In recent years, law enforcement authorities have produced an upswing of fraudulent penny stock cases involving organized crime.

In April, two defendants with ties to the Colombo crime family and one Russian mobster were indicted along with 82 others by a a federal grand jury in Brooklyn that said more than $100 million was looted from investors in boiler-room schemes to sell cheap stocks at inflated prices.

And in May, the chairman of an Arizona company was convicted of racketeering after prosecutors claimed he paid organized crime-linked stock promoters to pay off Wall Street brokers to promote his stock. In July, one of the promoters, Eugene Lombardo, who authorities say is an associate of the Bonanno crime family, was sentenced to eight years in prison for his part in the scheme.

Often in these cases, organized crime syndicates will make an investment in a small brokerage house and, while allowing the house to operate, make it clear who is in charge, Borg said.

"It's a way to get involved, and it's also another way to wash money," he said.

And while Borg said he believes organized crime's share of the penny stock market is small, "it's sort of like saying, 'Gee, of all the stockbrokers in the country, only 1 (percent) to 2 percent are bad apples. But that is 1 to 2 percent too many."

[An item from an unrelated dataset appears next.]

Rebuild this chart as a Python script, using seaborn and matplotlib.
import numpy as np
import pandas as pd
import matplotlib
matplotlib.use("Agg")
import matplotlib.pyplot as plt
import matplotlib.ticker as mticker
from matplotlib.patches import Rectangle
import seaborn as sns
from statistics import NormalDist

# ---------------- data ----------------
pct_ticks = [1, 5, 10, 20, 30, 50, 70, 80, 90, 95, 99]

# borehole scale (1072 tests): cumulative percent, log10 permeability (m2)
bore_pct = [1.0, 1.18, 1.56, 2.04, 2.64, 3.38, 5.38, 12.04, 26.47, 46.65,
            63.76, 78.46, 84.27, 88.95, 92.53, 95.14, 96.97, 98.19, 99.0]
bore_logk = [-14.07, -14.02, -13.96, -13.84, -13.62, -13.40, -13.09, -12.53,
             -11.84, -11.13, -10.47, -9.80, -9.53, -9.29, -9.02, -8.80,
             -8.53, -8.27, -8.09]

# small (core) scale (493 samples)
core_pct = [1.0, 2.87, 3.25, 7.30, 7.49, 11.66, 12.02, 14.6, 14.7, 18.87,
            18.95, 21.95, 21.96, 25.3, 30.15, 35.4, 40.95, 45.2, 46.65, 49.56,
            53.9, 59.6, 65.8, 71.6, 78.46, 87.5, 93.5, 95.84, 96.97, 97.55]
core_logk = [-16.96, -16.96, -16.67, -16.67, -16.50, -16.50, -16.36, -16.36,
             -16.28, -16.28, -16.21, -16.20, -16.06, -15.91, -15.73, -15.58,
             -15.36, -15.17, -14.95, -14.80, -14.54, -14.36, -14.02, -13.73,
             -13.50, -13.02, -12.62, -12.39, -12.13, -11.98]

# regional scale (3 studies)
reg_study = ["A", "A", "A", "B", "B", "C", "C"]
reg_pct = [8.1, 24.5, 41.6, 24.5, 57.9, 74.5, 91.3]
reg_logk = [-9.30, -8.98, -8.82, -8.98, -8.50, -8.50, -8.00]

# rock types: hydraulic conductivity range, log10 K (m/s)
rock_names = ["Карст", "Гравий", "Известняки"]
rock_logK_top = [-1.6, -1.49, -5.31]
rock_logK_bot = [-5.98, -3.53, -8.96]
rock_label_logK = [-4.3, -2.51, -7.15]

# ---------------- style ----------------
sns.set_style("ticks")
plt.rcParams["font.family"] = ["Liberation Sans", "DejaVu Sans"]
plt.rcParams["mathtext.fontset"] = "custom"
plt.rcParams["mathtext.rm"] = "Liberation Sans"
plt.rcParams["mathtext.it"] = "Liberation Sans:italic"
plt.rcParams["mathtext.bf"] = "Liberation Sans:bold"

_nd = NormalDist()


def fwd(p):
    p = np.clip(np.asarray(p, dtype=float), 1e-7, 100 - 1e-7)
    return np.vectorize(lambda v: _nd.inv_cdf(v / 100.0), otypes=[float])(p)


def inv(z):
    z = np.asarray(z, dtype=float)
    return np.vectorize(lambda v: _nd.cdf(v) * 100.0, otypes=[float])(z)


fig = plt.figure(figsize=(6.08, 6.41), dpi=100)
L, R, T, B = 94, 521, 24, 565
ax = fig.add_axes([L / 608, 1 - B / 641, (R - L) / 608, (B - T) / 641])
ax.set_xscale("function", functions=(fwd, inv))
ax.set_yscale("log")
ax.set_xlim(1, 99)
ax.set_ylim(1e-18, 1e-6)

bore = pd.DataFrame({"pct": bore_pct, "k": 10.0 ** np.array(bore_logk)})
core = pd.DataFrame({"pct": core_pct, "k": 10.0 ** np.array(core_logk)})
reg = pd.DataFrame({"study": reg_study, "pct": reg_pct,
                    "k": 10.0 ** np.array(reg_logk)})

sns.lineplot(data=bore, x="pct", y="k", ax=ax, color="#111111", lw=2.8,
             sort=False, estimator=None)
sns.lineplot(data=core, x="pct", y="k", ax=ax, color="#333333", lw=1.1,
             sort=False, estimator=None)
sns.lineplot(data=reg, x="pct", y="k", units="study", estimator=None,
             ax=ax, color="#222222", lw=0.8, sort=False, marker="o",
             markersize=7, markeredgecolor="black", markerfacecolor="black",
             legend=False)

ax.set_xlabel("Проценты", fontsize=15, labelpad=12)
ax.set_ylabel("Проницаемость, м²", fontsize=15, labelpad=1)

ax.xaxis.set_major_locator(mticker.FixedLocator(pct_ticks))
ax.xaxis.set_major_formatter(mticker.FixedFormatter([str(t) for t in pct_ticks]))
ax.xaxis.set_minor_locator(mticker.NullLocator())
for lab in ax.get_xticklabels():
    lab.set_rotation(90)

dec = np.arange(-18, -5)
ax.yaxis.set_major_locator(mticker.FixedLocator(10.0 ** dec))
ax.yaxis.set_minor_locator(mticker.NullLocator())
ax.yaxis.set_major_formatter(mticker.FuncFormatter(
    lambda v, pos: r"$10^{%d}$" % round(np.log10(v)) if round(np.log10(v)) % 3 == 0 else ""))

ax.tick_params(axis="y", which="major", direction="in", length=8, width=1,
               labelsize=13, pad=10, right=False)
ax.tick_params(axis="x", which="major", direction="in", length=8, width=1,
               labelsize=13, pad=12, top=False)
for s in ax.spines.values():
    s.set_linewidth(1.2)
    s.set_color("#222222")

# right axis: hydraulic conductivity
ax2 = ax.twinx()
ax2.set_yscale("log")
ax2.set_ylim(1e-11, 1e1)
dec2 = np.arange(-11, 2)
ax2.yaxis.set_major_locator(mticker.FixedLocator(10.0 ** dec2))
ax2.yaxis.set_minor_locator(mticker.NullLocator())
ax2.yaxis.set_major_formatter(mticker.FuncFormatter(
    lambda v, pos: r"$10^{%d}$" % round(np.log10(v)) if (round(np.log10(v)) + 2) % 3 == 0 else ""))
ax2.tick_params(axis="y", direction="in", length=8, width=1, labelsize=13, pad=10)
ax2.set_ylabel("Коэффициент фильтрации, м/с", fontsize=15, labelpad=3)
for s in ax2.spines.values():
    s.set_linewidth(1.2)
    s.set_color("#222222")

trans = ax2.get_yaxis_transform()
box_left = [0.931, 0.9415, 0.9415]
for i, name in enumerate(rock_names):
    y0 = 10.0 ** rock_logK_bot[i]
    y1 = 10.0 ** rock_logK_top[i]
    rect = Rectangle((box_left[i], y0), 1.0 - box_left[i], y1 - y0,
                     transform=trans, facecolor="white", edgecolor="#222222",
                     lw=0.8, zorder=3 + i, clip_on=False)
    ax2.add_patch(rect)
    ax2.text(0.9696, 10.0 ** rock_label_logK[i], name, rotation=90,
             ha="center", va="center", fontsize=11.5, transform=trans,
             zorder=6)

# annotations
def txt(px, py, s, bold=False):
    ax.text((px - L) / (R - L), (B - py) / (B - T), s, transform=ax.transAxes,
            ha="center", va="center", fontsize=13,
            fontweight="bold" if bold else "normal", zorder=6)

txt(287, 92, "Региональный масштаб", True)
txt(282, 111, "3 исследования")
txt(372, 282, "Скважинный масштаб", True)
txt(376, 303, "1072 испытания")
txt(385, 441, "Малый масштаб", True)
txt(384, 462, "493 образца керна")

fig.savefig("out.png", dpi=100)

Sometimes, though, even mobsters can be victimized.

In June, some two years after organized crime figure Thomas Gambino started serving a five-year sentence for racketeering linked to a gambling conspiracy in Connecticut, Gambino sued his stockbroker, claiming his family's money had been put into high-risk penny stocks against his wishes.

"From the outset, my father made it clear (to his stockbroker) that he was only interested in conservative investments," Gambino's son, Frances, said in a sworn affidavit. "In recent years, my parents had avoided stocks entirely in favor of quality bonds."